ATLANTA, Ga. (CBS Atlanta) – An Argentine mechanic was inspired by a wine bottle trick to invent a cheap medical device that could reduce complications in women during labor delivery.
CBS News reports Jorge Odon came up with the idea of the “Odon device” first in a dream after he won a bet with friends to remove a cork stuck in a glass bottle without breaking it.
The 59-year-old took it a few steps further realizing the same process could be done during vaginal delivery.
According to Odondevice.org, a plastic bag is slipped inside a lubricated plastic sleeve around the baby’s head by an attendant. It’s then inflated to grip the baby’s head and pulls the bag safely until the baby emerges.
A YouTube video showing a person dislodging a cork from a wine bottle by rolling up a plastic bag, placing it in the bottle and inflating it, before pulling out the bag and cork is where Odon got the idea to create the device.
The night Odon thought of the concept, he was asleep dreaming and thought the idea could work on babies who got stuck in the birth canal.
Using his daughter’s toy doll, a glass jar, and a fabric bag sewn by his wife, Odon created the first prototype of his device. From that point, he brought his idea to a hospital chief in Buenos Aires who then sent him to a maternal and perinatial health researcher at the World Health Organization (WHO).

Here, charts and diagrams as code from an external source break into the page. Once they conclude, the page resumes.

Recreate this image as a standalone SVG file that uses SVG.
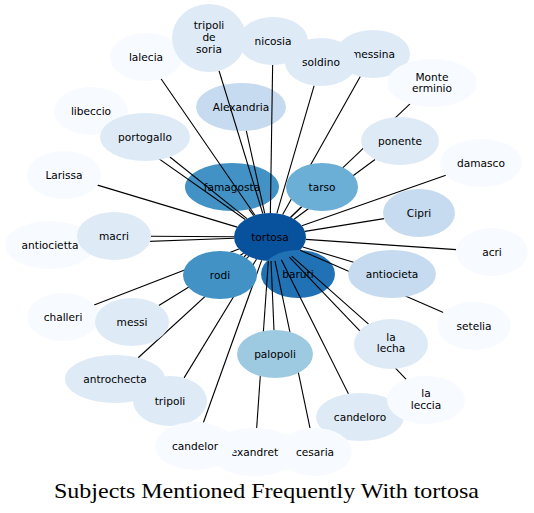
<svg xmlns="http://www.w3.org/2000/svg" width="534" height="513" viewBox="0 0 534 513">
<style>
  text { font-family: "DejaVu Sans", Verdana, sans-serif; font-size: 10.6px; fill: #000; text-anchor: middle; }
  .c0 { fill: #f7fbff; }
  .c1 { fill: #deebf7; }
  .c2 { fill: #c6dbef; }
  .c3 { fill: #9ecae1; }
  .c4 { fill: #6baed6; }
  .c5 { fill: #4292c6; }
  .c6 { fill: #2171b5; }
  .c7 { fill: #08519c; }
  #edges line { stroke: #000; stroke-width: 1.1; }
  .title { font-family: "Liberation Serif", "Times New Roman", serif; font-size: 22px; }
</style>
<rect width="534" height="513" fill="#fff"/>

<!-- nodes beneath connectors -->
<g id="famagosta"><ellipse class="c5" cx="232" cy="187" rx="47" ry="24"/><text x="232" y="190.7">famagosta</text></g>
<g id="Alexandria"><ellipse class="c2" cx="241" cy="107" rx="45" ry="24"/><text x="241" y="110.7">Alexandria</text></g>
<g id="tortosa"><ellipse class="c7" cx="270" cy="237" rx="36" ry="24"/><text x="270" y="240.7">tortosa</text></g>
<g id="baruti"><ellipse class="c6" cx="298" cy="274" rx="37" ry="24"/><text x="298" y="277.7">baruti</text></g>

<g id="edges">
  <line x1="254.97" y1="215.19" x2="161.03" y2="78.81"/>
  <line x1="262.79" y1="213.49" x2="219.03" y2="70.72"/>
  <line x1="270.37" y1="213.0" x2="272.63" y2="65.0"/>
  <line x1="282.65" y1="214.53" x2="360.31" y2="76.55"/>
  <line x1="276.87" y1="213.44" x2="314.13" y2="85.56"/>
  <line x1="290.67" y1="217.35" x2="409.98" y2="103.93"/>
  <line x1="294.12" y1="219.19" x2="375.03" y2="159.44"/>
  <line x1="301.86" y1="225.83" x2="445.83" y2="175.34"/>
  <line x1="245.24" y1="219.57" x2="116.07" y2="128.65"/>
  <line x1="246.95" y1="218.56" x2="169.96" y2="156.97"/>
  <line x1="264.70" y1="213.26" x2="246.32" y2="130.83"/>
  <line x1="237.19" y1="227.12" x2="97.56" y2="185.10"/>
  <line x1="253.73" y1="215.59" x2="249.0" y2="209.37"/>
  <line x1="290.51" y1="217.28" x2="301.49" y2="206.72"/>
  <line x1="304.99" y1="231.36" x2="384.01" y2="218.64"/>
  <line x1="234.05" y1="238.31" x2="94.9" y2="243.37"/>
  <line x1="234.0" y1="236.77" x2="151.0" y2="236.24"/>
  <line x1="305.82" y1="239.42" x2="456.18" y2="249.58"/>
  <line x1="246.26" y1="255.04" x2="244.02" y2="256.74"/>
  <line x1="302.77" y1="246.94" x2="353.55" y2="262.34"/>
  <line x1="238.85" y1="249.04" x2="94.15" y2="304.96"/>
  <line x1="243.56" y1="253.29" x2="158.83" y2="305.47"/>
  <line x1="300.12" y1="250.14" x2="443.30" y2="312.61"/>
  <line x1="291.67" y1="256.16" x2="368.54" y2="324.13"/>
  <line x1="289.36" y1="257.23" x2="406.21" y2="379.32"/>
  <line x1="271.03" y1="260.99" x2="273.97" y2="330.01"/>
  <line x1="248.82" y1="256.40" x2="138.2" y2="357.74"/>
  <line x1="256.44" y1="259.23" x2="184.09" y2="377.89"/>
  <line x1="281.38" y1="259.77" x2="348.42" y2="393.84"/>
  <line x1="268.33" y1="260.97" x2="256.67" y2="428.02"/>
  <line x1="261.62" y1="260.34" x2="203.42" y2="422.54"/>
  <line x1="274.98" y1="260.77" x2="310.02" y2="428.22"/>
</g>

<!-- nodes above connectors -->
<g id="lalecia"><ellipse class="c0" cx="146" cy="57" rx="36" ry="24"/><text x="146" y="60.7">lalecia</text></g>
<g id="tripoli_de_soria"><ellipse class="c1" cx="209" cy="38" rx="37" ry="34"/><text x="209" y="28.7">tripoli</text><text x="209" y="40.7">de</text><text x="209" y="52.7">soria</text></g>
<g id="nicosia"><ellipse class="c1" cx="273" cy="41" rx="35" ry="24"/><text x="273" y="44.7">nicosia</text></g>
<g id="messina"><ellipse class="c1" cx="373" cy="54" rx="37" ry="24"/><text x="373" y="57.7">messina</text></g>
<g id="soldino"><ellipse class="c1" cx="321" cy="62" rx="36" ry="24"/><text x="321" y="65.7">soldino</text></g>
<g id="Monte_erminio"><ellipse class="c0" cx="432" cy="83" rx="45" ry="24"/><text x="432" y="80.5">Monte</text><text x="432" y="92">erminio</text></g>
<g id="ponente"><ellipse class="c1" cx="400" cy="141" rx="39" ry="24"/><text x="400" y="144.7">ponente</text></g>
<g id="damasco"><ellipse class="c0" cx="481" cy="163" rx="41" ry="24"/><text x="481" y="166.7">damasco</text></g>
<g id="libeccio"><ellipse class="c0" cx="91" cy="111" rx="37" ry="24"/><text x="91" y="114.7">libeccio</text></g>
<g id="portogallo"><ellipse class="c1" cx="145" cy="137" rx="45" ry="24"/><text x="145" y="140.7">portogallo</text></g>
<g id="Larissa"><ellipse class="c0" cx="64" cy="175" rx="37" ry="24"/><text x="64" y="178.7">Larissa</text></g>
<g id="tarso"><ellipse class="c4" cx="322" cy="187" rx="36" ry="24"/><text x="322" y="190.7">tarso</text></g>
<g id="Cipri"><ellipse class="c2" cx="419" cy="213" rx="36" ry="24"/><text x="419" y="216.7">Cipri</text></g>
<g id="antiocietta"><ellipse class="c0" cx="50" cy="245" rx="45" ry="24"/><text x="50" y="248.7">antiocietta</text></g>
<g id="macri"><ellipse class="c1" cx="114" cy="236" rx="37" ry="24"/><text x="114" y="239.7">macri</text></g>
<g id="acri"><ellipse class="c0" cx="492" cy="252" rx="36" ry="24"/><text x="492" y="255.7">acri</text></g>
<g id="rodi"><ellipse class="c5" cx="220" cy="275" rx="37" ry="24"/><text x="220" y="278.7">rodi</text></g>
<g id="antiocieta"><ellipse class="c2" cx="392" cy="274" rx="44" ry="24"/><text x="392" y="277.7">antiocieta</text></g>
<g id="challeri"><ellipse class="c0" cx="63" cy="317" rx="36" ry="24"/><text x="63" y="320.7">challeri</text></g>
<g id="messi"><ellipse class="c1" cx="132" cy="322" rx="37" ry="24"/><text x="132" y="325.7">messi</text></g>
<g id="setelia"><ellipse class="c0" cx="474" cy="326" rx="37" ry="24"/><text x="474" y="329.7">setelia</text></g>
<g id="la_lecha"><ellipse class="c1" cx="391" cy="344" rx="37" ry="25"/><text x="391" y="340.5">la</text><text x="391" y="352">lecha</text></g>
<g id="palopoli"><ellipse class="c3" cx="275" cy="354" rx="38" ry="24"/><text x="275" y="357.7">palopoli</text></g>
<g id="antrochecta"><ellipse class="c1" cx="115" cy="379" rx="50" ry="24"/><text x="115" y="382.7">antrochecta</text></g>
<g id="tripoli"><ellipse class="c1" cx="170" cy="401" rx="37" ry="25"/><text x="170" y="404.7">tripoli</text></g>
<g id="candeloro"><ellipse class="c1" cx="360" cy="417" rx="44" ry="24"/><text x="360" y="420.7">candeloro</text></g>
<g id="la_leccia"><ellipse class="c0" cx="426" cy="400" rx="39" ry="24"/><text x="426" y="397">la</text><text x="426" y="408.7">leccia</text></g>
<g id="alexandretta"><ellipse class="c0" cx="255" cy="452" rx="46" ry="24"/><text x="255" y="455.7">alexandretta</text></g>
<g id="candelor"><ellipse class="c0" cx="195" cy="446" rx="40" ry="24"/><text x="195" y="449.7">candelor</text></g>
<g id="cesaria"><ellipse class="c0" cx="315" cy="452" rx="37" ry="24"/><text x="315" y="455.7">cesaria</text></g>

<text class="title" x="266.5" y="498" textLength="425" lengthAdjust="spacingAndGlyphs">Subjects Mentioned Frequently With tortosa</text>
</svg>
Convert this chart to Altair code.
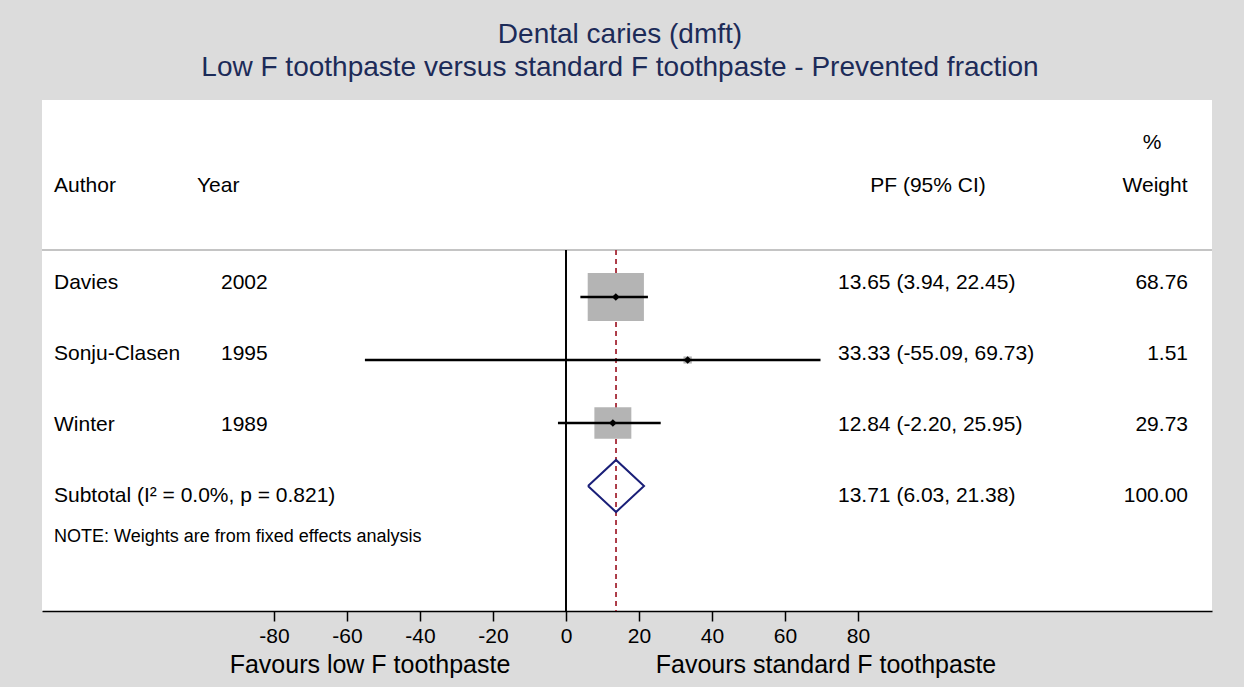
import altair as alt
import pandas as pd

# ---------------- data ----------------
authors = ["Davies", "Sonju-Clasen", "Winter"]
years = ["2002", "1995", "1989"]
pf = [13.65, 33.33, 12.84]
lci = [3.94, -55.09, -2.20]
uci = [22.45, 69.73, 25.95]
weights = [68.76, 1.51, 29.73]

pooled_pf = 13.71
pooled_lci = 6.03
pooled_uci = 21.38
pooled_weight = 100.00
subtotal_label = "Subtotal  (I\u00b2 = 0.0%, p = 0.821)"
note_label = "NOTE: Weights are from fixed effects analysis"

title_lines = ["Dental caries (dmft)",
               "Low F toothpaste versus standard F toothpaste - Prevented fraction"]
x_ticks = [-80, -60, -40, -20, 0, 20, 40, 60, 80]
favours_left = "Favours low F toothpaste"
favours_right = "Favours standard F toothpaste"

# ---------------- tables ----------------
rows = [1, 2, 3]
studies = pd.DataFrame({
    "author": authors, "year": years, "pf": pf, "lci": lci, "uci": uci,
    "weight": weights, "mrow": rows,
})

text_tbl = pd.DataFrame({
    "label": authors + [subtotal_label],
    "year": years + [""],
    "ci": [f"{p:.2f} ({l:.2f}, {u:.2f})" for p, l, u in zip(pf, lci, uci)]
          + [f"{pooled_pf:.2f} ({pooled_lci:.2f}, {pooled_uci:.2f})"],
    "w": [f"{w:.2f}" for w in weights] + [f"{pooled_weight:.2f}"],
    "trow": [1, 2, 3, 4],
})

half_h = 0.413  # diamond half height in row units
diamond = pd.DataFrame({
    "x": [pooled_lci, pooled_pf, pooled_uci, pooled_pf, pooled_lci],
    "y": [4, 4 - half_h, 4, 4 + half_h, 4],
    "o": [0, 1, 2, 3, 4],
})

FONT = "Liberation Sans"
W, H = 1170, 511

xscale = alt.Scale(domain=[-143.56, 176.99], nice=False, zero=False)
ymark = alt.Scale(domain=[1, 4], range=[197, 386], nice=False, zero=False)
ytext = alt.Scale(domain=[1, 4], range=[183, 396], nice=False, zero=False)

xaxis = alt.Axis(values=x_ticks, title=None, grid=False, domainColor="black",
                 domainWidth=1.5, tickColor="black", tickWidth=1.5, tickSize=10,
                 labelFont=FONT, labelFontSize=21, labelColor="black",
                 labelPadding=4, labelExpr="toString(datum.value)")

base_s = alt.Chart(studies)

# header separator
header_line = alt.Chart(studies).mark_rule(color="#c4c4c4", strokeWidth=2).encode(
    x=alt.value(0), x2=alt.value(W), y=alt.value(150))

zero_line = alt.Chart(studies).mark_rule(color="black", strokeWidth=1.5).encode(
    x=alt.datum(0, type="quantitative", scale=xscale, axis=xaxis),
    y=alt.value(150), y2=alt.value(H))

pooled_line = alt.Chart(studies).mark_rule(color="#a8323e", strokeWidth=1.2,
                                          strokeDash=[5, 4]).encode(
    x=alt.datum(pooled_pf, type="quantitative", scale=xscale, axis=xaxis),
    y=alt.value(150), y2=alt.value(H))

squares = base_s.mark_point(
    shape="M-1.08,-0.92L1.08,-0.92L1.08,0.92L-1.08,0.92Z",
    filled=True, color="#b4b4b4", opacity=1, strokeWidth=0).encode(
    x=alt.X("pf:Q", scale=xscale, axis=xaxis),
    y=alt.Y("mrow:Q", scale=ymark, axis=None),
    size=alt.Size("weight:Q", scale=alt.Scale(domain=[0, 100], range=[0, 3940]),
                  legend=None))

whiskers = base_s.mark_rule(color="black", strokeWidth=2.5).encode(
    x=alt.X("lci:Q", scale=xscale, axis=xaxis),
    x2="uci:Q",
    y=alt.Y("mrow:Q", scale=ymark, axis=None))

dots = base_s.mark_point(shape="diamond", filled=True, color="black",
                         opacity=1, size=60).encode(
    x=alt.X("pf:Q", scale=xscale, axis=xaxis),
    y=alt.Y("mrow:Q", scale=ymark, axis=None))

diamond_line = alt.Chart(diamond).mark_line(color="#1a1f78", strokeWidth=2).encode(
    x=alt.X("x:Q", scale=xscale, axis=xaxis),
    y=alt.Y("y:Q", scale=ymark, axis=None),
    order="o:Q")

# text columns
def col(field, xpx, align="left", size=21):
    return alt.Chart(text_tbl).mark_text(
        align=align, baseline="middle", font=FONT, fontSize=size, color="black"
    ).encode(
        x=alt.value(xpx),
        y=alt.Y("trow:Q", scale=ytext, axis=None),
        text=f"{field}:N")

author_col = col("label", 12)
year_col = col("year", 179)
ci_col = col("ci", 796)
w_col = col("w", 1146, align="right")

def fixed_text(txt, xpx, ypx, size=21, align="left", color="black"):
    return alt.Chart(pd.DataFrame({"t": [txt]})).mark_text(
        align=align, baseline="middle", font=FONT, fontSize=size, color=color
    ).encode(x=alt.value(xpx), y=alt.value(ypx), text="t:N")

headers = [
    fixed_text("Author", 12, 86),
    fixed_text("Year", 155, 86),
    fixed_text("PF (95% CI)", 886, 86, align="center"),
    fixed_text("%", 1110, 43, align="center"),
    fixed_text("Weight", 1113, 86, align="center"),
    fixed_text(note_label, 12, 437, size=18),
    fixed_text(title_lines[0], 578, -65, size=28, align="center", color="#1c2b58"),
    fixed_text(title_lines[1], 578, -32, size=28, align="center", color="#1c2b58"),
    fixed_text(favours_left, 328, 565, size=25, align="center"),
    fixed_text(favours_right, 784, 565, size=25, align="center"),
]

chart = alt.layer(
    header_line, pooled_line, zero_line, squares, whiskers, dots, diamond_line,
    author_col, year_col, ci_col, w_col, *headers
).resolve_scale(y="independent").properties(
    width=W, height=H,
    background="#dcdcdc",
    padding={"left": 42, "top": 100, "right": 32, "bottom": 76},
    autosize=alt.AutoSizeParams(type="none"),
).configure_view(fill="white", stroke="white", strokeWidth=0)

chart.save("out.html", embed_options={"renderer": "svg", "actions": False})
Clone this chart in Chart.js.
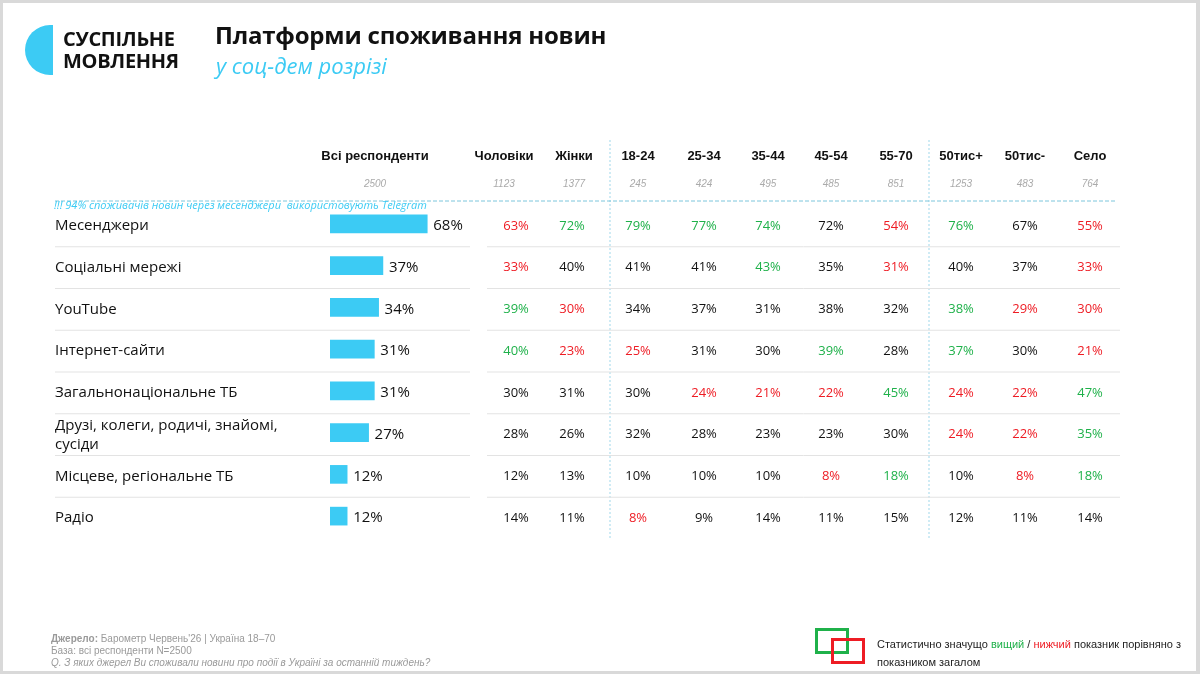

Dr. Mario Merialdi was extremely impressed with the concept and idea so he commissioned to have preliminary testing conducted at Des Moine University in Iowa in 2008.
“This critical moment of life is one in which there’s been very little advancement for years,” Merialdi explained to The New York Times.
Medical doctors believe that Odon’s invention has huge potential to save a lot of lives in underdeveloped countries around the world. In addition, it could also help prevent women from undergoing c-sections where the procedure is affordable.
“The Odon device, developed by WHO and now undergoing clinical trials, offers a low-cost simplified way to deliver babies, and protect mothers, when labour is prolonged,” WHO Director General Dr. Margaret Chan said in a press release. “It promises to transfer life-saving capacity to rural health posts, which almost never have the facilities and staff to perform a C-section. If approved, the Odon device will be the first simple new tool for assisted delivery since forceps and vacuum extractors were introduced centuries ago.”
So far, the device has already won awards including the “Saving Lives at Birth: A Grand Challenge for Development” award.
According to the odondevice.org, the device is being tested in a two-phased study in health care facilities in rural South Africa and Argentina. During phase one, it will be tested for safety and feasibility under normal delivery conditions.
In the context of the WHO approved study, “testing has started at a tertiary care center in Argentina.”